When it comes to taking notes, I’m a bit obsessive about it. In fact, I used to carry a notebook with me everywhere – literally – in case any kind of idea, thought, or something I forgot to do (or needed to do) struck me wherever I was.

For me, it wasn’t enough to jot down a note in whatever piece of paper I had available – I needed I make sure I had a “catch all” notebook of sorts. This is a habit that I developed in college (in fact, I actually still have some of those notebooks in a drawer!) and has persisted ever since.

Despite the fact that I don’t think I’ll ever really stop using notebooks, I have been trying to go as digital as possible. Case in point: Not long ago, I shared how I take notes using Bamboo Paper.

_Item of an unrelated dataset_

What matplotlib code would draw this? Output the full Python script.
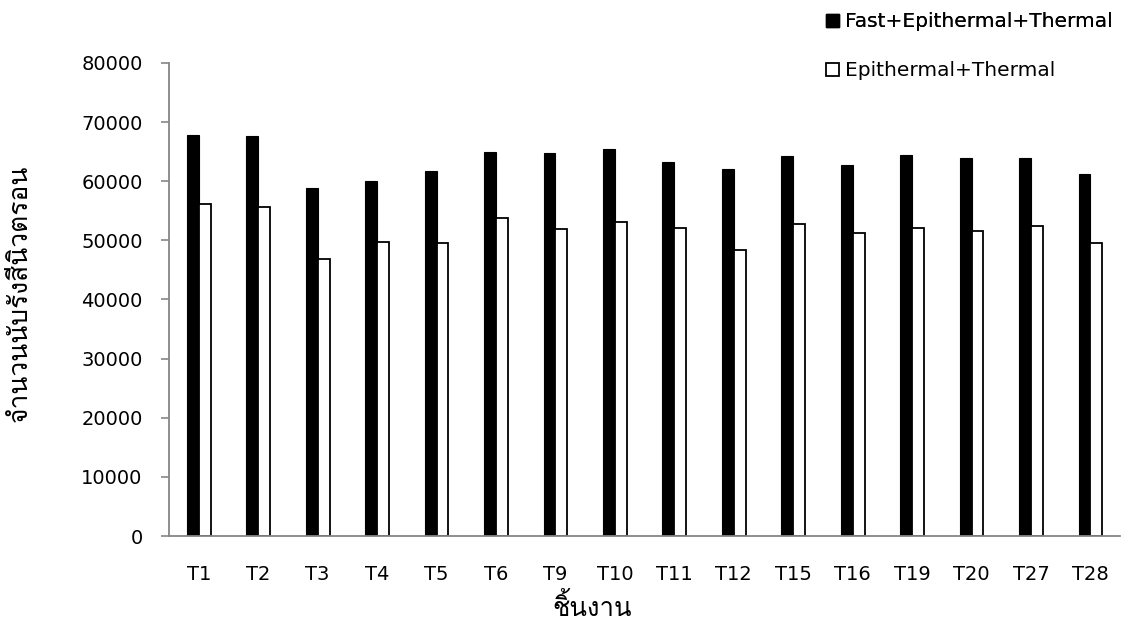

But for quick little notes, personal reminders, and ideas, that’s a bit overkill right?

Taking Notes with Notes

Since I’ve been using Reminders as my app of choice for getting things done, then it doesn’t make sense in my workflow to actually use it for notes. Besides, that application is meant for checking things off of a list – notes can be a catch-all of sorts for anything you need to remember.

So as I’ve continued to try to go as digital as possible while also having information in sync across all of my devices, I’ve started using Apple’s Notes application more and more.

Using Apple Notes as a catch all

Using Apple Notes as a catch all – even for the idea of this blog post!

Nothing terribly novel about the idea, is there?

After all, I’m using Notes to capture, ahem notes. But the thing is that this works really well when I’m on the go and I’ve got my laptop with me in a presentation, I’ve got my phone with me when I’m out with family and/or friends, or I have my iPad with me when I’m taking notes on a talk or something like that.

As you can see in the screenshot above, I’ve got notes dating back to June (and honestly, long before).

Sometimes this require that I hop in and remove things or it reminds me to make updates to older notes in order to make sure I’ve not forgotten something; other times, I simply delete it. I don’t necessarily consider anything that’s in Notes to be sacred – it will either move to an action item in Reminders, move to a more fleshed out note in Bamboo Paper (or, yes, sometimes a physical notebook), or it will be deleted.

What About Categories?

That said, I still have to categorize things. As you can see in the shot above, sometimes I have ideas for Plugins or projects, sometimes I have ideas for projects, other times I have ideas that are related to work, but I’ve not really fleshed them out.

Once an idea comes to some level of fruition, I’ll normally tag it using the following format:

[Category] Name of the Note

And since we are culturally becoming more and more used to searching for things, and since Notes organizing things in descending order, this makes it really easy for me to find various ideas for work, personal stuff, or projects that I jotted down, but couldn’t remember, say, the exact title – just under what category it fell.

This Won’t Work For You

As with nearly every single other post in this series, I’m not claiming that this is the way for you to manage your notes. This is just how I’ve had success with managing things on the go, and how I am willing to continue to share how I manage my day-to-day.

In fact, I still have a moleskine that I bring with me because, you know, moleskines don’t ever need recharging and there is something about doodling and jotting down ideas on paper before moving them anywhere else.

Regardless, I’ve had a lot of success using notes and a system for categorizing things for the majority of the past year and see this as a staple of my day to day workflow.